Vaccine partnership to develop novel malaria vaccine
Malaria Vaccine Development
In a move that promises to expand the types of malaria vaccine candidates in clinical development, the PATH Malaria Vaccine Initiative (MVI) today announced a new partnership with Sanaria Inc., a Maryland company, to accelerate development of a unique malaria vaccine candidate.
Supported by a $29.3 million grant to PATH from the Bill & Melinda Gates Foundation, this strategic partnership will focus on the development and manufacture of Sanaria's malaria vaccine candidate - one that uses a novel, whole-parasite approach to preventing infection from the most deadly malaria parasite, Plasmodium falciparum. MVI and Sanaria will move quickly to conduct an initial safety and test-of-concept trial of the Sanaria candidate among volunteers in the United States.
"Close to one million children die of malaria each year," said Dr. Melinda Moree, Director of MVI. "With this support, we can examine another promising malaria vaccine technology and bring the field closer to delivering a safe, effective, and affordable pediatric malaria vaccine to at-risk communities in Africa."
Of the more than one million people who die of malaria every year, most of them are African children under five years old. Hundreds of millions more people suffer the effects of the mosquito-borne, parasitic disease each year. Scientists have been working for years to develop a preventive malaria vaccine and have recently demonstrated that such a vaccine is possible.
While the approach of much malaria vaccine research and development has centered on using one or more components of the malaria parasite that the human immune system can recognize, Sanaria is focused on using an attenuated, or weakened, form of the whole parasite. The idea is that when this attenuated parasite is given to individuals, they will become immune to malaria but will not get sick. This is the first vaccine candidate of its kind in the MVI portfolio.
"Sanaria's sole mission is to develop and deploy a vaccine to prevent disease and death caused by malaria," said Dr. Stephen L. Hoffman, CEO of Sanaria. "We are confident that teaming with MVI will dramatically reduce the time it takes to fulfill our goal, and we are extremely excited about this partnership."
Evidence that this approach may work is based on previous studies in which volunteers were exposed to the bites of mosquitoes harboring weakened parasites similar to those in Sanaria's vaccine. Inoculation with these parasites resulted in very high levels of protection against Plasmodium falciparum.

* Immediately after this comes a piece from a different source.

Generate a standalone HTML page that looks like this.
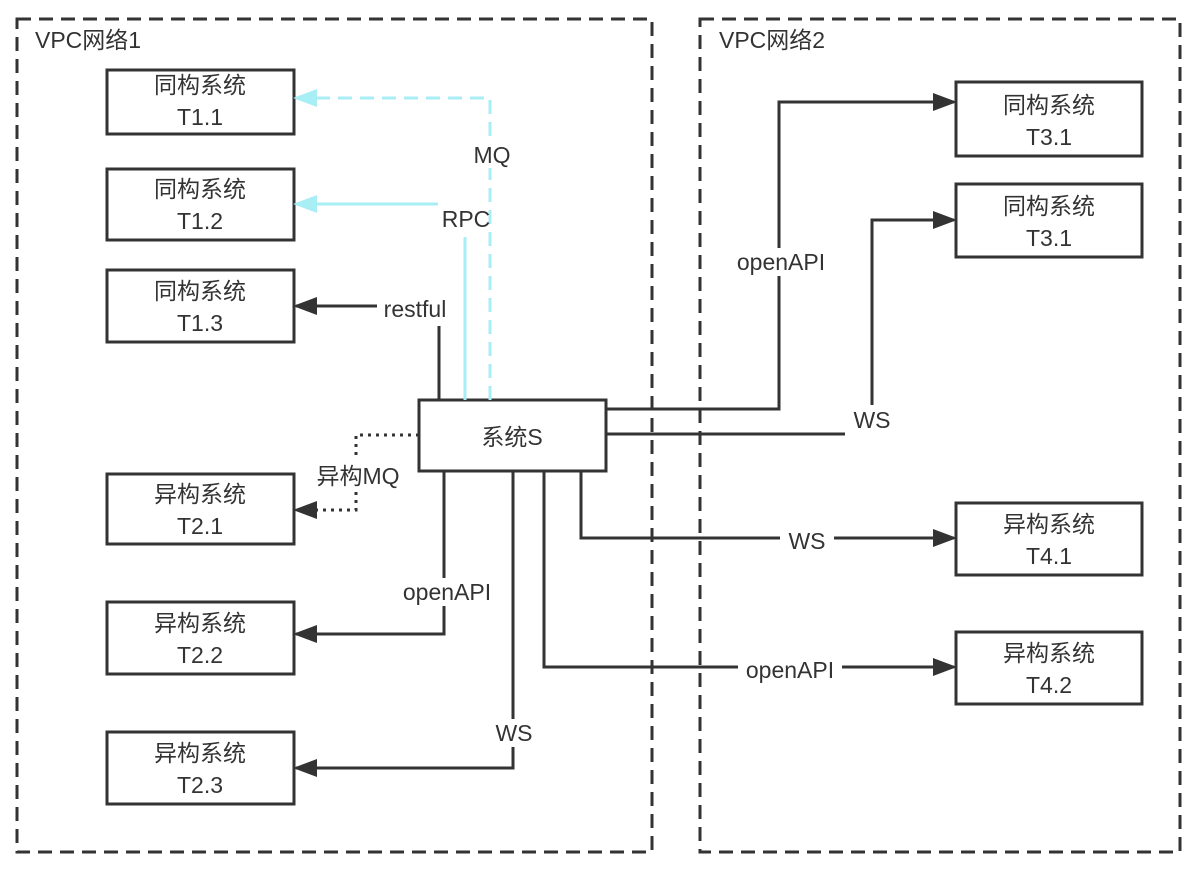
<!DOCTYPE html>
<html><head><meta charset="utf-8"><style>
body{margin:0;background:#fff}
svg text{font-family:"Liberation Sans","Noto Sans CJK SC",sans-serif;font-size:23px;fill:#333}
</style></head><body>
<svg width="1194" height="868" viewBox="0 0 1194 868" xmlns="http://www.w3.org/2000/svg">
<defs>
<marker id="a" markerWidth="8" markerHeight="6" refX="7" refY="3" orient="auto" markerUnits="strokeWidth"><path d="M0,0L8,3L0,6z" fill="#333"/></marker>
<marker id="c" markerWidth="8" markerHeight="6" refX="7" refY="3" orient="auto" markerUnits="strokeWidth"><path d="M0,0L8,3L0,6z" fill="#a8eef5"/></marker>
</defs>
<g fill="none" stroke="#333" stroke-width="3" stroke-dasharray="14,8">
<rect x="17" y="19" width="635" height="833"/>
<rect x="700" y="19" width="480" height="833"/>
</g>
<text x="35" y="48">VPC网络1</text>
<text x="719" y="48">VPC网络2</text>
<g fill="#fff" stroke="#333" stroke-width="3">
<rect x="107" y="70" width="187" height="64"/>
<rect x="107" y="169" width="187" height="71"/>
<rect x="107" y="270" width="187" height="72"/>
<rect x="107" y="474" width="187" height="70"/>
<rect x="107" y="602" width="187" height="72"/>
<rect x="107" y="732" width="187" height="72"/>
<rect x="419" y="400" width="187" height="71"/>
<rect x="956" y="82" width="186" height="74"/>
<rect x="956" y="184" width="186" height="73"/>
<rect x="956" y="503" width="186" height="72"/>
<rect x="956" y="632" width="186" height="72"/>
</g>
<g text-anchor="middle">
<text x="200" y="93">同构系统</text><text x="200" y="125">T1.1</text>
<text x="200" y="197">同构系统</text><text x="200" y="229">T1.2</text>
<text x="200" y="299">同构系统</text><text x="200" y="331">T1.3</text>
<text x="200" y="502">异构系统</text><text x="200" y="534">T2.1</text>
<text x="200" y="631">异构系统</text><text x="200" y="663">T2.2</text>
<text x="200" y="761">异构系统</text><text x="200" y="793">T2.3</text>
<text x="512" y="445">系统S</text>
<text x="1049" y="113">同构系统</text><text x="1049" y="145">T3.1</text>
<text x="1049" y="214">同构系统</text><text x="1049" y="246">T3.1</text>
<text x="1049" y="532">异构系统</text><text x="1049" y="564">T4.1</text>
<text x="1049" y="661">异构系统</text><text x="1049" y="693">T4.2</text>
</g>
<g fill="none" stroke-width="3">
<path d="M490 400V98H296" stroke="#a8eef5" stroke-dasharray="14,8" marker-end="url(#c)"/>
<path d="M465 400V237" stroke="#a8eef5"/>
<path d="M438 204H296" stroke="#a8eef5" marker-end="url(#c)"/>
<path d="M439 400V326" stroke="#333"/>
<path d="M377 306H296" stroke="#333" marker-end="url(#a)"/>
<path d="M419 435H356V510H296" stroke="#333" stroke-dasharray="3,5" marker-end="url(#a)"/>
<path d="M444 471V634H296" stroke="#333" marker-end="url(#a)"/>
<path d="M513 471V768H296" stroke="#333" marker-end="url(#a)"/>
<path d="M581 471V538H954" stroke="#333" marker-end="url(#a)"/>
<path d="M544 471V667H954" stroke="#333" marker-end="url(#a)"/>
<path d="M606 409H779V102H954" stroke="#333" marker-end="url(#a)"/>
<path d="M606 434H845" stroke="#333"/>
<path d="M872 405V220H954" stroke="#333" marker-end="url(#a)"/>
</g>
<g text-anchor="middle">
<rect x="468" y="140" width="48" height="28" fill="#fff"/>
<text x="492" y="163">MQ</text>
<text x="466" y="227">RPC</text>
<text x="415" y="317">restful</text>
<rect x="310" y="460" width="96" height="30" fill="#fff"/>
<text x="358" y="484">异构MQ</text>
<rect x="395" y="578" width="104" height="28" fill="#fff"/>
<text x="447" y="600">openAPI</text>
<rect x="490" y="719" width="48" height="28" fill="#fff"/>
<text x="514" y="741">WS</text>
<rect x="780" y="527" width="54" height="26" fill="#fff"/>
<text x="807" y="549">WS</text>
<rect x="738" y="656" width="104" height="28" fill="#fff"/>
<text x="790" y="678">openAPI</text>
<rect x="728" y="248" width="106" height="28" fill="#fff"/>
<text x="781" y="270">openAPI</text>
<text x="872" y="428">WS</text>
</g>
</svg>
</body></html>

While immunization of humans with attenuated malaria parasites has been considered for 40 years, the approach was not technically feasible until Sanaria developed technology capable of large-scale production of an attenuated malaria candidate vaccine. This project aims to determine whether a vaccine using Sanaria's technology is safe, protective, and practical for vaccinating infants and children in Africa.